Written exercise: Each line of the material must be repeated precisely, with the pictures left out.

Dataset extract:
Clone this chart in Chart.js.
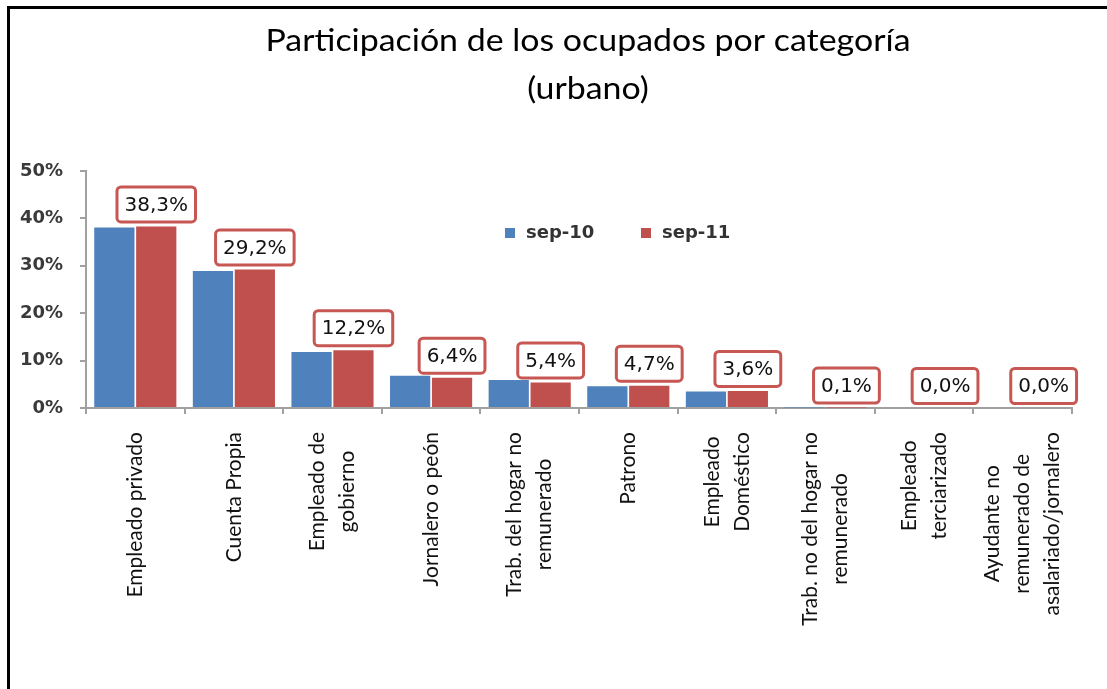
<!DOCTYPE html>
<html><head><meta charset="utf-8">
<script src="https://cdn.jsdelivr.net/npm/chart.js@4.4.1/dist/chart.umd.min.js"></script>
<style>
html,body{margin:0;padding:0;background:#fff;overflow:hidden;}
#wrap{position:relative;width:1107px;height:689px;}
#frame{position:absolute;left:7px;top:6px;right:0;bottom:0;border-left:3px solid #000;border-top:3px solid #000;pointer-events:none;}
canvas{position:absolute;left:0;top:0;}
</style></head><body>
<div id="wrap"><canvas id="c" width="1107" height="689"></canvas><div id="frame"></div></div>
<script>
const titleLines = ["Participación de los ocupados por categoría", "(urbano)"];
const categories = [
  ["Empleado privado"],
  ["Cuenta Propia"],
  ["Empleado de", "gobierno"],
  ["Jornalero o peón"],
  ["Trab. del hogar no", "remunerado"],
  ["Patrono"],
  ["Empleado", "Doméstico"],
  ["Trab. no del hogar no", "remunerado"],
  ["Empleado", "terciarizado"],
  ["Ayudante no", "remunerado de", "asalariado/jornalero"]
];
const seriesNames = ["sep-10", "sep-11"];
const sep10 = [38.1, 28.9, 11.8, 6.8, 5.9, 4.6, 3.5, 0.1, 0.0, 0.0];
const sep11 = [38.3, 29.2, 12.2, 6.4, 5.4, 4.7, 3.6, 0.1, 0.0, 0.0];
const yTickValues = [0, 10, 20, 30, 40, 50];

const BLUE = '#4F81BD', RED = '#C0504D', AXIS = '#A0A0A0';

const titleDraw = {
  id: 'titleDraw',
  afterDraw(chart) {
    const ctx = chart.ctx;
    ctx.save();
    ctx.font = '30px Lato';
    ctx.fillStyle = '#000';
    ctx.textAlign = 'center';
    ctx.textBaseline = 'alphabetic';
    const baselines = [51, 99];
    titleLines.forEach((t, i) => {
      ctx.save();
      ctx.translate(588, baselines[i]);
      ctx.scale(1.13, 1);
      ctx.fillText(t, 0, 0);
      ctx.restore();
    });
    ctx.restore();
  }
};

const labelBoxes = {
  id: 'labelBoxes',
  afterDatasetsDraw(chart) {
    const ctx = chart.ctx;
    const meta = chart.getDatasetMeta(1);
    ctx.save();
    ctx.font = '20px "DejaVu Sans"';
    ctx.textAlign = 'center';
    ctx.textBaseline = 'middle';
    meta.data.forEach((bar, i) => {
      const txt = sep11[i].toFixed(1).replace('.', ',') + '%';
      const tw = ctx.measureText(txt).width;
      const w = tw + 18, h = 38;
      const x0 = bar.x - w / 2, y1 = bar.y - 3, y0 = y1 - h;
      ctx.fillStyle = '#fff';
      ctx.strokeStyle = '#C65753';
      ctx.lineWidth = 3;
      ctx.beginPath();
      ctx.roundRect(x0 + 1.5, y0 + 1.5, w - 3, h - 3, 4);
      ctx.fill();
      ctx.stroke();
      ctx.fillStyle = '#111';
      ctx.fillText(txt, bar.x, y0 + h / 2 + 1);
    });
    ctx.restore();
  }
};

const customLegend = {
  id: 'customLegend',
  afterDraw(chart) {
    const ctx = chart.ctx;
    ctx.save();
    ctx.font = 'bold 18px "DejaVu Sans"';
    ctx.textBaseline = 'middle';
    ctx.textAlign = 'left';
    const items = [[505, BLUE, seriesNames[0]], [641, RED, seriesNames[1]]];
    items.forEach(([x, col, name]) => {
      ctx.fillStyle = col;
      ctx.fillRect(x, 228, 10, 10);
      ctx.fillStyle = '#333';
      ctx.fillText(name, x + 21, 233);
    });
    ctx.restore();
  }
};

const xLabels = {
  id: 'xLabels',
  afterDraw(chart) {
    const ctx = chart.ctx;
    const xs = chart.scales.x;
    const top = chart.chartArea.bottom + 24;
    ctx.save();
    ctx.font = '21px Lato';
    ctx.fillStyle = '#111';
    ctx.textAlign = 'center';
    ctx.textBaseline = 'middle';
    categories.forEach((lines, i) => {
      const cx = xs.getPixelForValue(i);
      const maxLen = Math.max(...lines.map(l => ctx.measureText(l).width));
      const cy = top + maxLen / 2;
      const n = lines.length;
      lines.forEach((l, j) => {
        const ox = cx + (j - (n - 1) / 2) * 30;
        ctx.save();
        ctx.translate(ox, cy);
        ctx.rotate(-Math.PI / 2);
        ctx.fillText(l, 0, 0);
        ctx.restore();
      });
    });
    ctx.restore();
  }
};

new Chart(document.getElementById('c'), {
  type: 'bar',
  data: {
    labels: categories,
    datasets: [
      { label: seriesNames[0], data: sep10, backgroundColor: BLUE, barPercentage: 0.96, categoryPercentage: 0.85 },
      { label: seriesNames[1], data: sep11, backgroundColor: RED, barPercentage: 0.96, categoryPercentage: 0.85 }
    ]
  },
  options: {
    responsive: false,
    animation: false,
    devicePixelRatio: 1,
    layout: { padding: { left: 0, right: 35, top: 171, bottom: 0 } },
    plugins: {
      legend: { display: false },
      tooltip: { enabled: false },
      title: { display: false }
    },
    scales: {
      x: {
        grid: { display: true, drawOnChartArea: false, drawTicks: true, tickLength: 6, color: AXIS, lineWidth: 2, offset: true },
        border: { display: true, color: AXIS, width: 2 },
        ticks: { display: false },
        afterFit(s) { s.height = 281; }
      },
      y: {
        min: 0, max: 50,
        afterBuildTicks(s) { s.ticks = yTickValues.map(v => ({ value: v })); },
        ticks: {
          callback: v => v + '%',
          font: { family: 'DejaVu Sans', size: 18, weight: 'bold' },
          color: '#3a3a3a',
          padding: 17
        },
        grid: { drawOnChartArea: false, drawTicks: true, tickLength: 6, color: AXIS, lineWidth: 2 },
        border: { display: true, color: AXIS, width: 2 },
        afterFit(s) { s.width = 86; }
      }
    }
  },
  plugins: [labelBoxes, customLegend, xLabels, titleDraw]
});
</script>
</body></html>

Response below:
Clone this chart in Chart.js.
<!DOCTYPE html>
<html><head><meta charset="utf-8">
<script src="https://cdn.jsdelivr.net/npm/chart.js@4.4.1/dist/chart.umd.min.js"></script>
<style>
html,body{margin:0;padding:0;background:#fff;overflow:hidden;}
#wrap{position:relative;width:1107px;height:689px;}
#frame{position:absolute;left:7px;top:6px;right:0;bottom:0;border-left:3px solid #000;border-top:3px solid #000;pointer-events:none;}
canvas{position:absolute;left:0;top:0;}
</style></head><body>
<div id="wrap"><canvas id="c" width="1107" height="689"></canvas><div id="frame"></div></div>
<script>
const titleLines = ["Participación de los ocupados por categoría", "(urbano)"];
const categories = [
  ["Empleado privado"],
  ["Cuenta Propia"],
  ["Empleado de", "gobierno"],
  ["Jornalero o peón"],
  ["Trab. del hogar no", "remunerado"],
  ["Patrono"],
  ["Empleado", "Doméstico"],
  ["Trab. no del hogar no", "remunerado"],
  ["Empleado", "terciarizado"],
  ["Ayudante no", "remunerado de", "asalariado/jornalero"]
];
const seriesNames = ["sep-10", "sep-11"];
const sep10 = [38.1, 28.9, 11.8, 6.8, 5.9, 4.6, 3.5, 0.1, 0.0, 0.0];
const sep11 = [38.3, 29.2, 12.2, 6.4, 5.4, 4.7, 3.6, 0.1, 0.0, 0.0];
const yTickValues = [0, 10, 20, 30, 40, 50];

const BLUE = '#4F81BD', RED = '#C0504D', AXIS = '#A0A0A0';

const titleDraw = {
  id: 'titleDraw',
  afterDraw(chart) {
    const ctx = chart.ctx;
    ctx.save();
    ctx.font = '30px Lato';
    ctx.fillStyle = '#000';
    ctx.textAlign = 'center';
    ctx.textBaseline = 'alphabetic';
    const baselines = [51, 99];
    titleLines.forEach((t, i) => {
      ctx.save();
      ctx.translate(588, baselines[i]);
      ctx.scale(1.13, 1);
      ctx.fillText(t, 0, 0);
      ctx.restore();
    });
    ctx.restore();
  }
};

const labelBoxes = {
  id: 'labelBoxes',
  afterDatasetsDraw(chart) {
    const ctx = chart.ctx;
    const meta = chart.getDatasetMeta(1);
    ctx.save();
    ctx.font = '20px "DejaVu Sans"';
    ctx.textAlign = 'center';
    ctx.textBaseline = 'middle';
    meta.data.forEach((bar, i) => {
      const txt = sep11[i].toFixed(1).replace('.', ',') + '%';
      const tw = ctx.measureText(txt).width;
      const w = tw + 18, h = 38;
      const x0 = bar.x - w / 2, y1 = bar.y - 3, y0 = y1 - h;
      ctx.fillStyle = '#fff';
      ctx.strokeStyle = '#C65753';
      ctx.lineWidth = 3;
      ctx.beginPath();
      ctx.roundRect(x0 + 1.5, y0 + 1.5, w - 3, h - 3, 4);
      ctx.fill();
      ctx.stroke();
      ctx.fillStyle = '#111';
      ctx.fillText(txt, bar.x, y0 + h / 2 + 1);
    });
    ctx.restore();
  }
};

const customLegend = {
  id: 'customLegend',
  afterDraw(chart) {
    const ctx = chart.ctx;
    ctx.save();
    ctx.font = 'bold 18px "DejaVu Sans"';
    ctx.textBaseline = 'middle';
    ctx.textAlign = 'left';
    const items = [[505, BLUE, seriesNames[0]], [641, RED, seriesNames[1]]];
    items.forEach(([x, col, name]) => {
      ctx.fillStyle = col;
      ctx.fillRect(x, 228, 10, 10);
      ctx.fillStyle = '#333';
      ctx.fillText(name, x + 21, 233);
    });
    ctx.restore();
  }
};

const xLabels = {
  id: 'xLabels',
  afterDraw(chart) {
    const ctx = chart.ctx;
    const xs = chart.scales.x;
    const top = chart.chartArea.bottom + 24;
    ctx.save();
    ctx.font = '21px Lato';
    ctx.fillStyle = '#111';
    ctx.textAlign = 'center';
    ctx.textBaseline = 'middle';
    categories.forEach((lines, i) => {
      const cx = xs.getPixelForValue(i);
      const maxLen = Math.max(...lines.map(l => ctx.measureText(l).width));
      const cy = top + maxLen / 2;
      const n = lines.length;
      lines.forEach((l, j) => {
        const ox = cx + (j - (n - 1) / 2) * 30;
        ctx.save();
        ctx.translate(ox, cy);
        ctx.rotate(-Math.PI / 2);
        ctx.fillText(l, 0, 0);
        ctx.restore();
      });
    });
    ctx.restore();
  }
};

new Chart(document.getElementById('c'), {
  type: 'bar',
  data: {
    labels: categories,
    datasets: [
      { label: seriesNames[0], data: sep10, backgroundColor: BLUE, barPercentage: 0.96, categoryPercentage: 0.85 },
      { label: seriesNames[1], data: sep11, backgroundColor: RED, barPercentage: 0.96, categoryPercentage: 0.85 }
    ]
  },
  options: {
    responsive: false,
    animation: false,
    devicePixelRatio: 1,
    layout: { padding: { left: 0, right: 35, top: 171, bottom: 0 } },
    plugins: {
      legend: { display: false },
      tooltip: { enabled: false },
      title: { display: false }
    },
    scales: {
      x: {
        grid: { display: true, drawOnChartArea: false, drawTicks: true, tickLength: 6, color: AXIS, lineWidth: 2, offset: true },
        border: { display: true, color: AXIS, width: 2 },
        ticks: { display: false },
        afterFit(s) { s.height = 281; }
      },
      y: {
        min: 0, max: 50,
        afterBuildTicks(s) { s.ticks = yTickValues.map(v => ({ value: v })); },
        ticks: {
          callback: v => v + '%',
          font: { family: 'DejaVu Sans', size: 18, weight: 'bold' },
          color: '#3a3a3a',
          padding: 17
        },
        grid: { drawOnChartArea: false, drawTicks: true, tickLength: 6, color: AXIS, lineWidth: 2 },
        border: { display: true, color: AXIS, width: 2 },
        afterFit(s) { s.width = 86; }
      }
    }
  },
  plugins: [labelBoxes, customLegend, xLabels, titleDraw]
});
</script>
</body></html>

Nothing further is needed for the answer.